Abstract

This work presents a Bayesian statistical approach to the saliency map estimation problem. More specifically, we formalize the saliency map estimation issue in the fully automatic Markovian framework. The major and original contribution of the proposed Bayesian–Markov model resides in the exploitation of a pixel pairwise modeling and a likelihood model based on a parametric mixture of two different class-conditional likelihood distributions whose parameters are adaptively and previously estimated for each image. This allows us to adapt our saliency estimation model to the specific characteristics of each image of the dataset and to provide a nearly parameter-free—hence dataset-independent—unsupervised saliency map estimation procedure.

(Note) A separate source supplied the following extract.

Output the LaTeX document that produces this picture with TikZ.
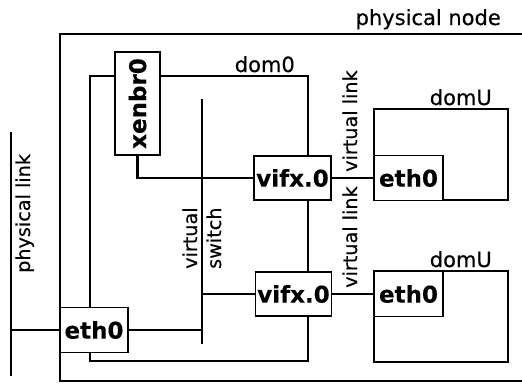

In our case, the parameters of the likelihood model are all estimated under the principles of the iterative conditional estimation framework. Once the estimation step is completed, the MPM (maximum posterior marginal) solution of the saliency map (which we show as particularly suitable for this type of estimation), is then estimated by a stochastic sampling scheme approximating the posterior distribution (whose parameters were previously estimated). This unsupervised data-driven Markovian framework overcomes the limitations of current ad hoc or supervised energy-based or Markovian models that often involve many parameters to adapt and that are finely tuned for each different benchmark database. Experimental results show that the proposed algorithm performs favorably against state-of-the-art methods and turns out to be particularly stable across a wide variety of benchmark datasets.